**Provided data**
=====

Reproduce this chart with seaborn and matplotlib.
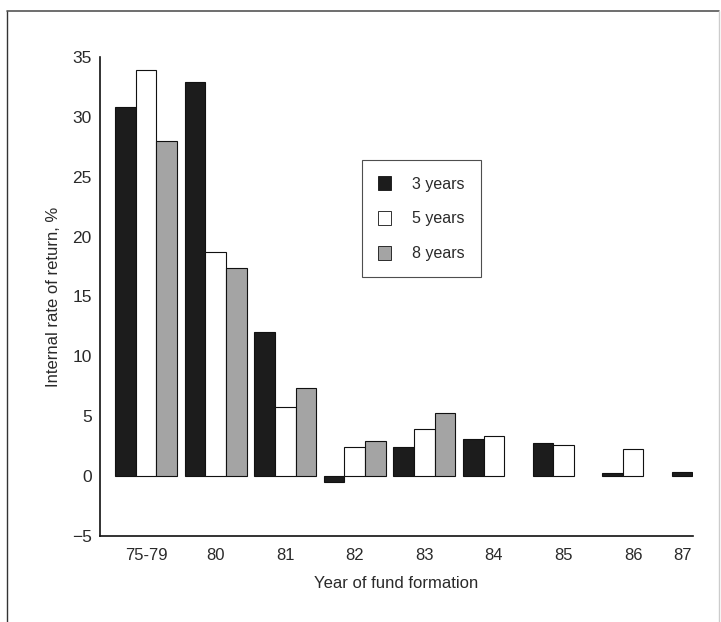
import numpy as np
import pandas as pd
import matplotlib
matplotlib.use("Agg")
import matplotlib.pyplot as plt
import seaborn as sns
from matplotlib.lines import Line2D

categories = ["75-79", "80", "81", "82", "83", "84", "85", "86", "87"]
three_years = [30.8, 32.9, 12.0, -0.5, 2.4, 3.1, 2.8, 0.27, 0.35]
five_years = [33.9, 18.7, 5.8, 2.4, 3.9, 3.35, 2.6, 2.3, np.nan]
eight_years = [28.0, 17.4, 7.4, 2.9, 5.3, np.nan, np.nan, np.nan, np.nan]
series_names = ["3 years", "5 years", "8 years"]
y_ticks = [-5, 0, 5, 10, 15, 20, 25, 30, 35]

df = pd.DataFrame({
    "year": categories * 3,
    "series": [series_names[0]] * 9 + [series_names[1]] * 9 + [series_names[2]] * 9,
    "irr": three_years + five_years + eight_years,
})

sns.set_style("white")
plt.rcParams["font.family"] = ["Liberation Sans", "DejaVu Sans"]
text_color = "#2a2a2a"

fig = plt.figure(figsize=(7.21, 6.22), dpi=100)
ax = fig.add_axes([100 / 721, 1 - 536 / 622, 593 / 721, 479 / 622])

palette = {"3 years": "#1c1c1c", "5 years": "#ffffff", "8 years": "#a4a4a4"}
sns.barplot(data=df, x="year", y="irr", hue="series", order=categories,
            hue_order=series_names, palette=palette, width=0.89,
            edgecolor="#111111", linewidth=0.8, saturation=1, ax=ax,
            legend=True)

ax.set_ylim(-5, 35)
ax.set_xlim(-0.661, 7.86)
ax.set_yticks(y_ticks)
ax.set_yticklabels(["\u22125"] + [str(t) for t in y_ticks[1:]])
tick_pos = list(range(8)) + [7.71]
ax.set_xticks(tick_pos)
ax.set_xticklabels(categories)

for s in ["top", "right"]:
    ax.spines[s].set_visible(False)
for s in ["left", "bottom"]:
    ax.spines[s].set_color("#111111")
    ax.spines[s].set_linewidth(1.2)

ax.tick_params(axis="y", direction="in", length=8, width=1, color="#333333",
               labelsize=12.5, labelcolor=text_color, pad=6)
ax.tick_params(axis="x", length=0, labelsize=12, labelcolor=text_color, pad=9)

ax.set_xlabel("Year of fund formation", fontsize=12, color=text_color, labelpad=9)
ax.set_ylabel("Internal rate of return, %", fontsize=12, color=text_color, labelpad=8)

handles, labels = ax.get_legend_handles_labels()
leg = ax.legend(handles, labels, loc="upper left",
                bbox_to_anchor=((362 - 100) / 593, (536 - 160) / 479),
                frameon=True, fancybox=False, edgecolor="#222222",
                fontsize=11.5, labelcolor=text_color,
                handlelength=0.8, handleheight=1.0, handletextpad=1.35,
                labelspacing=1.2, borderpad=1.0, borderaxespad=0)
leg.get_frame().set_linewidth(0.8)
for h in leg.legend_handles:
    h.set_linewidth(0.6)

# page frame lines
fig.add_artist(Line2D([7 / 721, 7 / 721], [0, 1 - 11 / 622], transform=fig.transFigure,
                      color="#333333", linewidth=1))
fig.add_artist(Line2D([7 / 721, 719 / 721], [1 - 11 / 622, 1 - 11 / 622],
                      transform=fig.transFigure, color="#555555", linewidth=1.2))
fig.add_artist(Line2D([719 / 721, 719 / 721], [0, 1 - 11 / 622], transform=fig.transFigure,
                      color="#cccccc", linewidth=1))

fig.savefig("out.png", dpi=100)
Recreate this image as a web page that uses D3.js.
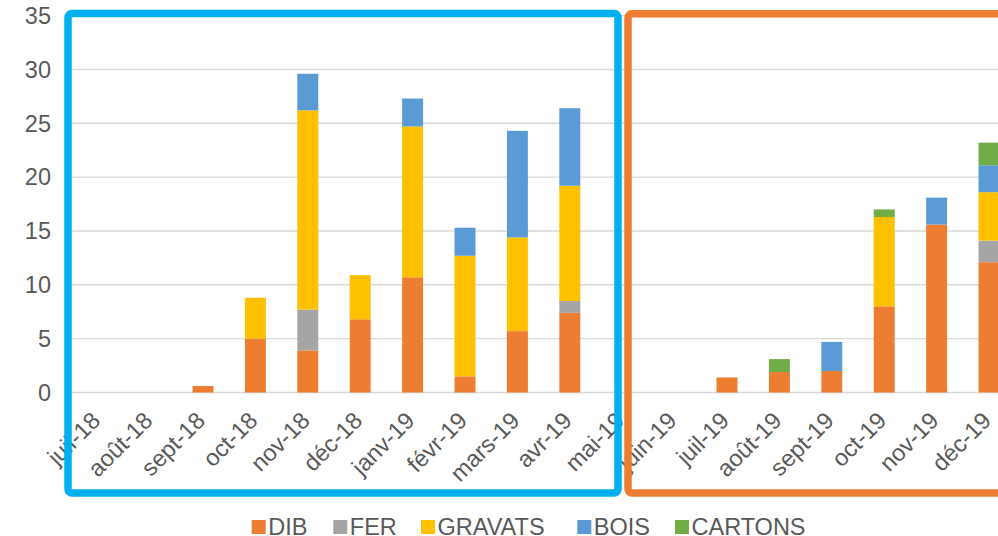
<!DOCTYPE html>
<html>
<head>
<meta charset="utf-8">
<script src="https://cdn.jsdelivr.net/npm/d3@7"></script>
<style>
  html, body { margin: 0; padding: 0; background: #fff; }
  svg { display: block; }
  text { font-family: "Liberation Sans", Arial, sans-serif; fill: #595959; }
</style>
</head>
<body>
<div id="chart"></div>
<script>
// Monthly waste volumes by type
const months = ["juil-18","août-18","sept-18","oct-18","nov-18","déc-18","janv-19","févr-19","mars-19","avr-19","mai-19",
                "juin-19","juil-19","août-19","sept-19","oct-19","nov-19","déc-19"];
const DIB      = [0, 0, 0.6, 5.0, 3.9, 6.8, 10.7, 1.5, 5.7, 7.4, 0, 0, 1.4, 1.9, 2.0, 8.0, 15.6, 12.1];
const FER      = [0, 0, 0,   0,   3.8, 0,   0,    0,   0,   1.1, 0, 0, 0,   0,   0,   0,   0,    2.0];
const GRAVATS  = [0, 0, 0,   3.8, 18.5,4.1, 14.0, 11.2,8.7, 10.7,0, 0, 0,   0,   0,   8.3, 0,    4.5];
const BOIS     = [0, 0, 0,   0,   3.4, 0,   2.6,  2.6, 9.9, 7.2, 0, 0, 0,   0,   2.7, 0,   2.5,  2.5];
const CARTONS  = [0, 0, 0,   0,   0,   0,   0,    0,   0,   0,   0, 0, 0,   1.2, 0,   0.7, 0,    2.1];
const seriesNames = ["DIB","FER","GRAVATS","BOIS","CARTONS"];
const seriesColors = ["#ED7D31","#A5A5A5","#FFC000","#5B9BD5","#70AD47"];
const yTicks = [0,5,10,15,20,25,30,35];

const W = 998, H = 536;
const FONT = 23.5;
const svg = d3.select("#chart").append("svg").attr("width", W).attr("height", H);

const rows = months.map((m, i) => ({
  month: m, DIB: DIB[i], FER: FER[i], GRAVATS: GRAVATS[i], BOIS: BOIS[i], CARTONS: CARTONS[i]
}));

// plot area runs past the right edge of the page
const x = d3.scaleBand().domain(months).range([72, 72 + 18 * 52.4]).paddingInner(0.6).paddingOuter(0.3);
const y = d3.scaleLinear().domain([0, 35]).range([392.5, 15.6]);

// gridlines
svg.append("g").selectAll("line").data(yTicks).join("line")
  .attr("x1", 72).attr("x2", W + 20)
  .attr("y1", d => y(d)).attr("y2", d => y(d))
  .attr("stroke", "#D9D9D9").attr("stroke-width", 1.4);

// y tick labels
svg.append("g").selectAll("text").data(yTicks).join("text")
  .attr("x", 51).attr("y", d => y(d)).attr("dy", "0.35em")
  .attr("text-anchor", "end").attr("font-size", FONT).text(d => d);

// stacked bars
const stack = d3.stack().keys(seriesNames)(rows);
const color = d3.scaleOrdinal().domain(seriesNames).range(seriesColors);
svg.append("g").selectAll("g").data(stack).join("g")
  .attr("fill", d => color(d.key))
  .selectAll("rect").data(d => d.filter(p => p[1] - p[0] > 0)).join("rect")
  .attr("x", d => x(d.data.month))
  .attr("width", x.bandwidth())
  .attr("y", d => y(d[1]))
  .attr("height", d => y(d[0]) - y(d[1]));

// month labels, rotated
svg.append("g").selectAll("text").data(months).join("text")
  .attr("text-anchor", "end").attr("font-size", FONT)
  .attr("transform", d => `translate(${x(d) + x.bandwidth() / 2 + 3.5},${422}) rotate(-45)`)
  .text(d => d);

// period frames
svg.append("rect").attr("x", 68).attr("y", 13.5).attr("width", 550).attr("height", 479.5)
  .attr("rx", 4).attr("fill", "none").attr("stroke", "#00B0F0").attr("stroke-width", 7.5);
svg.append("rect").attr("x", 628).attr("y", 13.7).attr("width", 420).attr("height", 479.3)
  .attr("rx", 4).attr("fill", "none").attr("stroke", "#ED7D31").attr("stroke-width", 7.5);

// legend
const legendX = [251.7, 333.3, 421, 577.3, 675];
const lg = svg.append("g").selectAll("g").data(seriesNames).join("g")
  .attr("transform", (d, i) => `translate(${legendX[i]},520)`);
lg.append("rect").attr("width", 14).attr("height", 14).attr("fill", d => color(d));
lg.append("text").attr("x", 16.5).attr("y", 14.5).attr("font-size", FONT).text(d => d);
</script>
</body>
</html>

=====

**Exercise directions**
Establish how many lines of the records contain the string "matplotlib" and state that number without elaboration.

**Response to the exercise**
5